EDIT:  Came to the PC where fonts can be changed.

 

The good, the bad, the ugly - They've all come up in conversation or I've seen them somewhere but know nothing about them.

I'm looking for something for my 3rd grader, if that helps. I'm not even sure if some of these are for that age, like I said, some just popped up randomly and I didn't know what they were but figured I should at least ask.

Christian Light language arts

Essentials in Writing

Hake Grammar -- I have not looked at the third grade level to comment. We have used grades six and higher. We liked the grammar and ignored the writing lessons.

Easy Grammar -- Loved by many. Did not work at any level for my four because of the program's premise of starting with prepositions. I could "see" the point when I thought about it; however, the program never clicked for the kids.

Galore Park Junior English

Moving Beyond the Page

Logic of English

Phonics Road

Language Lesson series (Sandi Queen)

Language Mechanic

Language Quest

MCT

Serl's Language Lessons -- "Sweet" gentle program but too old-fashioned in tone even for us.

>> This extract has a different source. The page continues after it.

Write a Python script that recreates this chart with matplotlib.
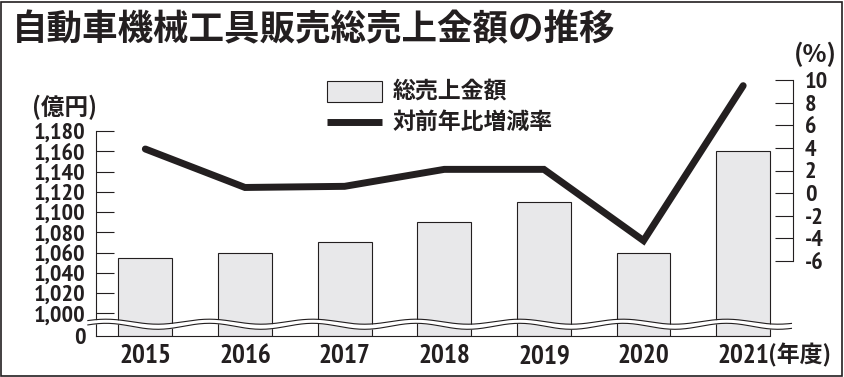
import numpy as np
import matplotlib
matplotlib.use('Agg')
import matplotlib.pyplot as plt
from matplotlib import font_manager as fm
from matplotlib.font_manager import FontProperties
from matplotlib.patches import Rectangle
from matplotlib.lines import Line2D
import matplotlib.transforms as mtrans

# ---- data ----
years = ['2015', '2016', '2017', '2018', '2019', '2020', '2021']
sales = [1055, 1060, 1070, 1090, 1110, 1060, 1160]          # 億円
growth = [3.9, 0.5, 0.6, 2.1, 2.1, -4.2, 9.5]               # %
left_ticks = [0, 1000, 1020, 1040, 1060, 1080, 1100, 1120, 1140, 1160, 1180]
left_labels = ['0', '1,000', '1,020', '1,040', '1,060', '1,080', '1,100',
               '1,120', '1,140', '1,160', '1,180']
right_ticks = [-6, -4, -2, 0, 2, 4, 6, 8, 10]
right_labels = ['-6', '-4', '-2', '0', '2', '4', '6', '8', '10']
title = '自動車機械工具販売総売上金額の推移'
legend_bar = '総売上金額'
legend_line = '対前年比増減率'

# ---- fonts ----
CJK = 'Noto Sans CJK JP'
plt.rcParams['font.family'] = [CJK, 'DejaVu Sans']
INK = '#231f20'
BARC = '#e8e8ea'


def _wt(f):
    w = f.weight
    if isinstance(w, str):
        w = {'bold': 700, 'heavy': 800, 'black': 900, 'semibold': 600,
             'demibold': 600, 'normal': 400, 'regular': 400}.get(w.lower(), 400)
    return w


def pick_num_font():
    cands = []
    for f in fm.fontManager.ttflist:
        n = f.name
        st = str(f.stretch)
        cond = ('Narrow' in n or 'Condensed' in n or
                st in ('condensed', 'semi-condensed', 'extra-condensed',
                       'ultra-condensed') or
                (isinstance(f.stretch, (int, float)) and f.stretch < 500))
        if not cond or 'Mono' in n or 'Serif' in n or 'CJK' in n:
            continue
        if 'italic' in str(f.style).lower() or 'oblique' in str(f.style).lower():
            continue
        score = abs(_wt(f) - 750)
        pref = 0 if 'Narrow' in n else 1
        cands.append((pref, score, f.fname))
    if cands:
        cands.sort()
        return FontProperties(fname=cands[0][2]), True
    return FontProperties(family='Liberation Sans', weight='bold'), False


NUMFP, NARROW = pick_num_font()

W, H = 845, 377
fig = plt.figure(figsize=(W / 100, H / 100), dpi=100)
renderer = fig.canvas.get_renderer()


def fit_size(s, target_w, max_size):
    fp = NUMFP.copy()
    fp.set_size(10)
    t = fig.text(0, 0, s, fontproperties=fp)
    w = t.get_window_extent(renderer).width
    t.remove()
    return min(max_size, 10 * target_w / w)


def fx(px):
    return px / W


def fy(py):
    return 1 - py / H


L, R = 96.5, 793
TOP_L, BOT = 131, 336
ax = fig.add_axes([fx(L), fy(BOT), (R - L) / W, (BOT - TOP_L) / H])

# broken axis scale: 0..1000 squeezed, 1000.. linear
BRK, OFF = 1000.0, 22.4


def fwd(v):
    v = np.asarray(v, float)
    return np.where(v >= BRK, v - BRK + OFF, v * OFF / BRK)


def inv(y):
    y = np.asarray(y, float)
    return np.where(y >= OFF, y + BRK - OFF, y * BRK / OFF)


ax.set_yscale('function', functions=(fwd, inv))
ax.set_ylim(0, 1180)
ax.set_xlim(-0.49, 6.5)
x = np.arange(len(years))
ax.bar(x, sales, width=0.54, color=BARC, edgecolor=INK, linewidth=0.8, zorder=2)

for s in ['top', 'right']:
    ax.spines[s].set_visible(False)
for s in ['left', 'bottom']:
    ax.spines[s].set_linewidth(0.8)
    ax.spines[s].set_color(INK)
ax.spines['bottom'].set_bounds(-0.49, 6.27)

ysz = fit_size('1,180', 76, 17.5)
xsz = fit_size('2015', 56, 19.5)
rsz = fit_size('10', 27, 17.5)

ax.set_yticks(left_ticks, left_labels)
ax.tick_params(axis='y', direction='in', length=13, width=0.8, color=INK, pad=8,
               labelcolor=INK)
ax.yaxis.get_major_ticks()[0].tick1line.set_visible(False)
ax.set_xticks(x, years)
ax.tick_params(axis='x', length=0, pad=6, labelcolor=INK)
for lab in ax.get_yticklabels():
    fp = NUMFP.copy(); fp.set_size(ysz)
    if not NARROW:
        fp.set_weight('bold')
    lab.set_fontproperties(fp)
for lab in ax.get_xticklabels():
    fp = NUMFP.copy(); fp.set_size(xsz)
    if not NARROW:
        fp.set_weight('bold')
    lab.set_fontproperties(fp)

# wavy break band
bt = mtrans.blended_transform_factory(ax.transData, ax.transAxes)
wx = np.linspace((88 - 145.5) / 99.7, (792 - 145.5) / 99.7, 400)
ph = np.cos(2 * np.pi * (wx - 1.68) / 1.038)
yu = 0.0698 + 0.0122 * ph
yl = 0.0473 + 0.0146 * ph
ax.fill_between(wx, yl, yu, color='white', transform=bt, zorder=3, clip_on=False, lw=0)
ax.plot(wx, yu, color=INK, lw=0.8, transform=bt, zorder=3.1, clip_on=False)
ax.plot(wx, yl, color=INK, lw=0.8, transform=bt, zorder=3.1, clip_on=False)

# right axis
TOP_R, BOT_R = 80, 261
ax2 = fig.add_axes([fx(L), fy(BOT_R), (R - L) / W, (BOT_R - TOP_R) / H])
ax2.set_facecolor('none')
ax2.set_xlim(-0.49, 6.5)
ax2.set_ylim(-6, 10)
for s in ['top', 'left', 'bottom']:
    ax2.spines[s].set_visible(False)
ax2.spines['right'].set_linewidth(0.8)
ax2.spines['right'].set_color(INK)
ax2.set_xticks([])
ax2.yaxis.tick_right()
ax2.set_yticks(right_ticks, right_labels)
ax2.tick_params(axis='y', direction='in', length=13, width=0.8, color=INK, pad=8.5,
                labelcolor=INK)
for lab in ax2.get_yticklabels():
    fp = NUMFP.copy(); fp.set_size(rsz)
    if not NARROW:
        fp.set_weight('bold')
    lab.set_fontproperties(fp)
ax2.plot(x, growth, color=INK, lw=5, solid_capstyle='round', solid_joinstyle='miter',
         clip_on=False, zorder=4)

# legend (manual)
fig.add_artist(Rectangle((fx(327), fy(102)), (382 - 327) / W, (102 - 81) / H,
                         fc=BARC, ec=INK, lw=0.8, transform=fig.transFigure))
fig.add_artist(Line2D([fx(327), fx(382)], [fy(122), fy(122)], lw=5, color=INK,
                      solid_capstyle='butt', transform=fig.transFigure))
fig.text(fx(393), fy(91), legend_bar, family=[CJK, 'DejaVu Sans'], weight='bold',
         size=16.5, va='center', ha='left', color=INK)
fig.text(fx(393), fy(122), legend_line, family=[CJK, 'DejaVu Sans'], weight='bold',
         size=16.5, va='center', ha='left', color=INK)

# titles and units
fig.text(fx(12), fy(30), title, family=[CJK, 'DejaVu Sans'], weight='bold',
         size=25.6, va='center', ha='left', color=INK)
fig.text(fx(65), fy(107), '(億円)', family=[CJK, 'DejaVu Sans'], weight='bold',
         size=17, va='center', ha='center', color=INK)
fig.text(fx(815), fy(54), '(%)', family=[CJK, 'DejaVu Sans'], weight='bold',
         size=18, va='center', ha='center', color=INK)
fig.text(fx(768), fy(355), '(年度)', family=[CJK, 'DejaVu Sans'], weight='bold',
         size=16.5, va='center', ha='left', color=INK)

# outer frame
fig.add_artist(Rectangle((fx(1.5), fy(375.5)), (842 - 1.5) / W, (375.5 - 1.5) / H,
                         fill=False, ec=INK, lw=1.2, transform=fig.transFigure))

fig.savefig('out.png', dpi=100)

Shurley English -- Never in a trillion years am I going to teach ANYTHING by singing jingles! . . . and I am a trained musician.

Voyages in English -- Which one? There is a modern, secular series which I tried once and thought it public schoolish and dull. There also is the original Catholic series from the 1950s (?). Good for Christian use, but "dated" and it shows.



Please, any info AT ALL will be helpful. If you know how they work, whatever, if you hated them, loved them, didn't try them because you thought they looked weird, if you've never even heard of such a thing --- all of that!
Astro has been doing Total Language Plus so far and, while I like it, it's just not quite the right fit for him.

LMK!!!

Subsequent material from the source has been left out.